Just weeks after the release of Batman V Superman, a reformation took place, leaving DC as a stand alone entity under the WB banner. The new initiative (as we understand it) is going to be leaving the films of the DCEU (Detective Comics Entertainment Universe) in the hands of their directors, in what we can assume will mean a more artistic and varied approach to individual films (i.e. Ben Affleck set to helm the new Batman film as the lead character and the director). What this means is that unlike the Marvel films, DC will (potentially) produce films that adhere to director demands–an auteur style. An incredibly bold move for a studio that already has issues with consistency in their super hero franchise thus far. This shake up, if performed right, would leave the DC audience with a variety of films that could stretch from dark comedies like Suicide Squad (referencing what we’ve seen in the most recent trailers), to a brooding drama (what we’ll likely get with the Batman film), to a feminist empowering action adventure (what we hope to see with the Wonder Woman in 2017), all of which will have a distinct style from their distinguished directors.

The flaw with this concept resides in the DC audience. Audiences like consistency; it’s the whole reason we have blockbusters, and the reason why Marvel has had so much success. Consistency drives the ticket sales because fans know what they are getting before they walk in the theater.

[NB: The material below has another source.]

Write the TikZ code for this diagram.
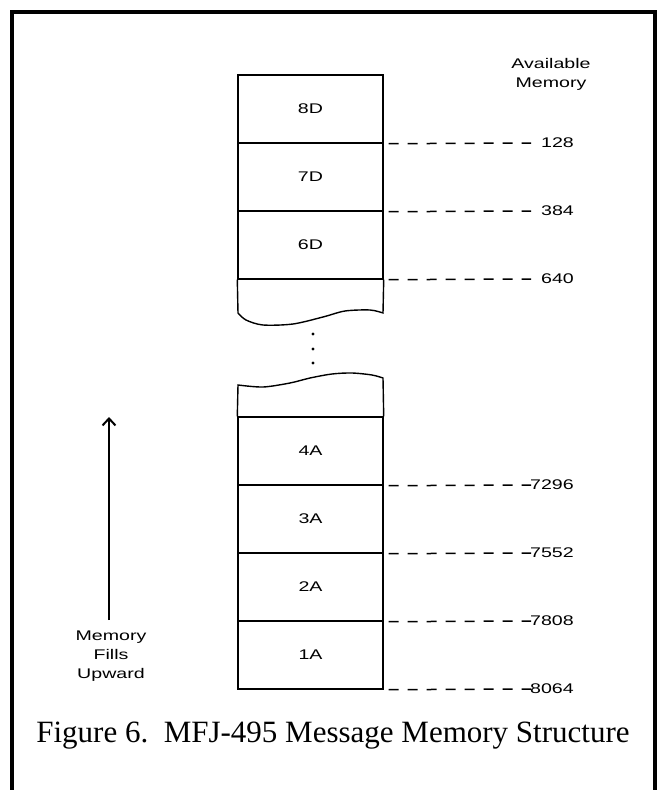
\documentclass[tikz,border=0pt]{standalone}
\usepackage{fontspec}
\setmainfont{Liberation Serif}
\newfontfamily\arialish[FakeStretch=1.4]{Liberation Sans}
\usetikzlibrary{arrows.meta}

\begin{document}
\begin{tikzpicture}[x=1pt,y=-1pt,
    cell/.style={draw,line width=1.4pt,minimum width=145pt,minimum height=68pt,
      inner sep=0pt,font=\arialish\fontsize{14}{19}\selectfont},
    memlbl/.style={inner sep=0pt,align=center,font=\arialish\fontsize{14}{19}\selectfont},
    memdash/.style={line width=1.5pt,dash pattern=on 10pt off 9pt}]
  \useasboundingbox (0,0) rectangle (657,790);
  % frame, open at the bottom
  \draw[line width=4pt] (12,790) -- (12,11.5) -- (655,11.5) -- (655,790);

  % upper stack
  \node[cell] (c8D) at (310.5,109) {8D};
  \node[cell] (c7D) at (310.5,177) {7D};
  \node[cell] (c6D) at (310.5,245) {6D};
  \draw[line width=1.4pt] (c6D.south west) -- (238,313)
    -- plot[smooth] coordinates {(238,313) (246,320) (263,325) (293,324) (323,317) (345,311) (370,310) (383,313)}
    -- (c6D.south east);

  % gap
  \foreach \y in {334,349,363}
    \fill (313,\y) circle (1.7pt);

  % lower stack
  \node[cell] (c4A) at (310.5,451) {4A};
  \node[cell] (c3A) at (310.5,519) {3A};
  \node[cell] (c2A) at (310.5,587) {2A};
  \node[cell] (c1A) at (310.5,655) {1A};
  \draw[line width=1.4pt] (c4A.north west) -- (238,385)
    -- plot[smooth] coordinates {(238,385) (263,387) (290,383) (310,378) (332,374) (352,373) (372,375) (383,378)}
    -- (c4A.north east);

  % available memory column
  \node[memlbl] (avail) at (551,74) {Available\\Memory};
  \node[memlbl,anchor=east] (m128) at (574,143) {128};
  \node[memlbl,anchor=east] (m384) at (574,211) {384};
  \node[memlbl,anchor=east] (m640) at (574,279) {640};
  \node[memlbl,anchor=east] (m7296) at (574,485) {7296};
  \node[memlbl,anchor=east] (m7552) at (574,553) {7552};
  \node[memlbl,anchor=east] (m7808) at (574,621) {7808};
  \node[memlbl,anchor=east] (m8064) at (574,689) {8064};
  \foreach \c/\m/\y in {c8D/m128/143,c7D/m384/211,c6D/m640/279,
                        c4A/m7296/485,c3A/m7552/553,c2A/m7808/621,c1A/m8064/689}{
    \coordinate (d\m) at (531,\y);
    \draw[memdash] ([xshift=5pt]\c.south east) -- (d\m);
  }

  % fill direction
  \coordinate (upbot) at (109,620);
  \coordinate (uptop) at (109,417);
  \draw[line width=2pt,-{Straight Barb[length=7pt,width=13pt]}] (upbot) -- (uptop);
  \node[memlbl] (fills) at (111,656) {Memory\\Fills\\Upward};

  \node[font=\fontsize{31}{36}\selectfont,inner sep=0pt] (caption) at (333,736)
    {\frenchspacing Figure 6.\ \ MFJ-495 Message Memory Structure};
\end{tikzpicture}
\end{document}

Even with Oscar winners like Affleck, a tonally different film with each addition in this franchise could spell disaster for the heroes we’ve waited decades to see.

Iron Man, the first outing for the Marvel Avengers franchise, did almost as well domestically as the tent pole film for the DCEU. Why is it that a formerly second rate hero has the power to outperform the two most influential characters in comic book history? Consistency.

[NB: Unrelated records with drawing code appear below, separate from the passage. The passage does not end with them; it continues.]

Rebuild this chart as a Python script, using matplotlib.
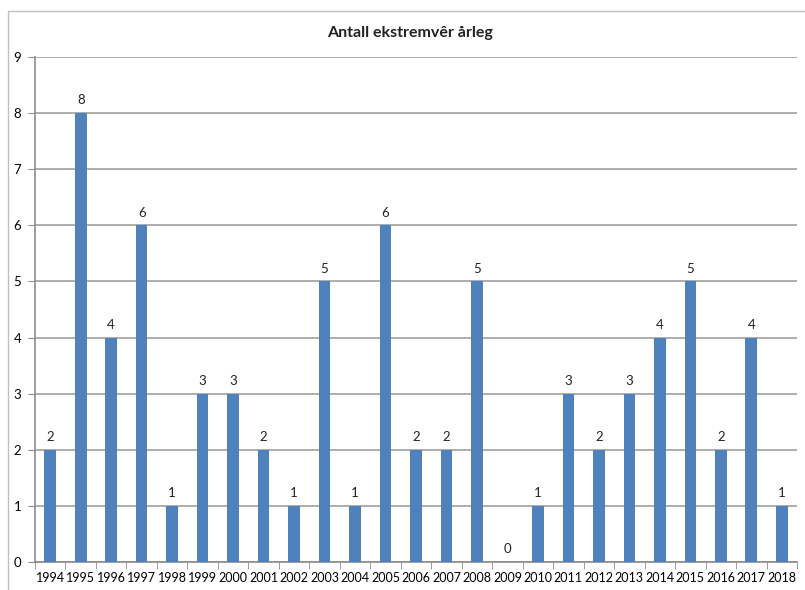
import matplotlib
matplotlib.use("Agg")
import matplotlib.pyplot as plt
from matplotlib.patches import Rectangle

years = [str(y) for y in range(1994, 2019)]
counts = [2, 8, 4, 6, 1, 3, 3, 2, 1, 5, 1, 6, 2, 2, 5, 0, 1, 3, 2, 3, 4, 5, 2, 4, 1]
title = "Antall ekstremvêr årleg"

plt.rcParams['font.family'] = ['Lato', 'DejaVu Sans']

fig = plt.figure(figsize=(8.05, 5.9), dpi=100)
ax = fig.add_axes([35 / 805, 1 - 562 / 590, (797 - 35) / 805, (562 - 57) / 590])

# chart-area border (top/left visible in the reference)
fig.patches.append(Rectangle((8 / 805, -0.05), 1.0, 1 - 11 / 590 + 0.05,
                             transform=fig.transFigure, fill=False,
                             edgecolor="#bfbfbf", linewidth=1.0))

x = range(len(years))
ax.bar(x, counts, width=0.38, color="#4f81bd", zorder=3)
for xi, v in zip(x, counts):
    ax.text(xi, v + 0.12, str(v), ha="center", va="bottom", fontsize=9.5, color="#222222")

ax.set_xlim(-0.5, len(years) - 0.5)
ax.set_ylim(0, 9)
ax.set_yticks(range(10))
ax.set_xticks(list(x))
ax.set_xticklabels(years)
ax.set_xticks([i - 0.5 for i in range(len(years) + 1)], minor=True)
ax.tick_params(axis="x", which="major", length=0, labelsize=9, pad=7)
ax.tick_params(axis="x", which="minor", length=5, color="#8c8c8c", direction="out")
ax.tick_params(axis="y", length=5, color="#8c8c8c", labelsize=9.5, pad=5)

ax.grid(axis="y", color="#a0a0a0", linewidth=1.2, zorder=0)
for side in ["top", "right"]:
    ax.spines[side].set_visible(False)
for side in ["left", "bottom"]:
    ax.spines[side].set_color("#8c8c8c")
    ax.spines[side].set_linewidth(1.2)

fig.text(410 / 805, 1 - 33 / 590, title, ha="center", va="center",
         fontsize=11.5, fontweight="bold", color="#222222")

fig.savefig("out.png", dpi=100)
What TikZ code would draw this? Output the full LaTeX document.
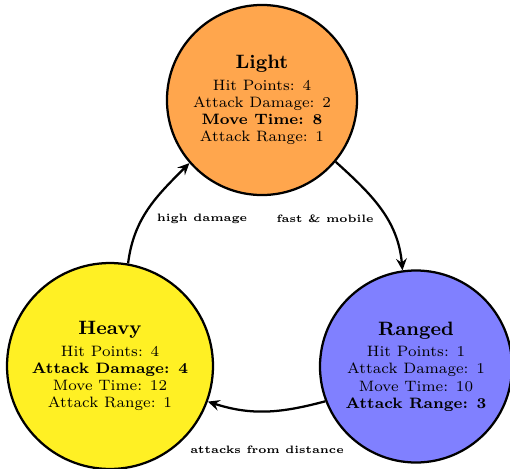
\documentclass[tikz,border=0pt]{standalone}
\usetikzlibrary{arrows.meta}
\definecolor{lightfill}{RGB}{255,166,77}
\definecolor{heavyfill}{RGB}{255,240,36}
\definecolor{rangedfill}{RGB}{128,128,255}
\begin{document}
\begin{tikzpicture}[x=0.4651pt, y=0.4651pt,
  unit/.style={circle, draw=black, line width=1.05pt, inner sep=0pt,
    align=center, font=\scriptsize},
  trans/.style={line width=1.05pt, -{Stealth[length=5.5pt, width=5pt, inset=2pt]}},
  tag/.style={font=\tiny\bfseries, inner sep=1pt}]
  \useasboundingbox (0,0) rectangle (510,468);

  % unit classes
  \node[unit, fill=lightfill, minimum size=88.4pt] (light) at (262,368)
    {{\small\bfseries Light}\\[2pt]
     Hit Points: 4\\ Attack Damage: 2\\ \textbf{Move Time: 8}\\ Attack Range: 1};
  \node[unit, fill=heavyfill, minimum size=95.8pt] (heavy) at (110,102)
    {{\small\bfseries Heavy}\\[2pt]
     Hit Points: 4\\ \textbf{Attack Damage: 4}\\ Move Time: 12\\ Attack Range: 1};
  \node[unit, fill=rangedfill, minimum size=89.3pt] (ranged) at (416,101.5)
    {{\small\bfseries Ranged}\\[2pt]
     Hit Points: 1\\ Attack Damage: 1\\ Move Time: 10\\ \textbf{Attack Range: 3}};

  % transitions between classes
  \draw[trans] (heavy.80) to[out=83, in=225] (light.221);
  \draw[trans] (light.-40) to[out=-42, in=95] (ranged.98);
  \draw[trans] (ranged.201) to[out=195, in=-18] (heavy.-20);

  % transition labels
  \node[tag] (lbl1) at (202,249) {high damage};
  \node[tag] (lbl2) at (325,249) {fast \& mobile};
  \node[tag] (lbl3) at (267,18) {attacks from distance};
\end{tikzpicture}
\end{document}
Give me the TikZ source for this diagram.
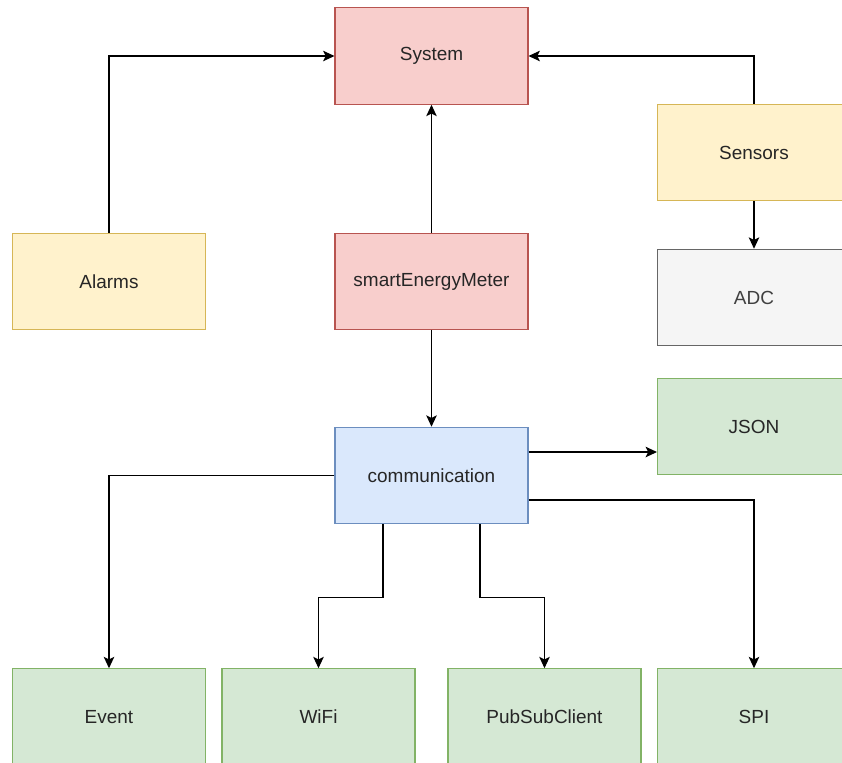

When we see films that lack focus we lose our focus as well. Zack Snyder is a director who has no narrative focus, and therefore his films do not keep our attention. With a franchise that appears to lack focus, how can audiences be expected to line up? Batman V Superman was projected to break a billion dollars, and still has yet to do so. Sitting at a disappointing 871 million as of this writing, we await the home video release that has been touted as having even more content. And that’s the problem. The DCEU has decades of content; and they should be finding ways of adapting that content in a context that makes comprehensible sense. If the new material being inserted is of merit, great! But if it is just there to add a longer running time and create a director’s cut, then we should be wary of the course WB/DC is taking us on. Justice League should be the film we’ve all been waiting for, now it’s the one we’ll be paying attention to for all the wrong reasons. We’ll be watching to see if it fails, to see if it works, to see if it does justice.

Without the consistency audiences have come to expect, and with attention spans shortening by the day, can WB/DC really put their trust in a franchise of auteur comic book cinema? Thus far, WB/DC has shown that their directors are not always the best asset on set, yet they continue onward with characters we’re still waiting to see shine on the silver screen. Let us hope they do our heroes right.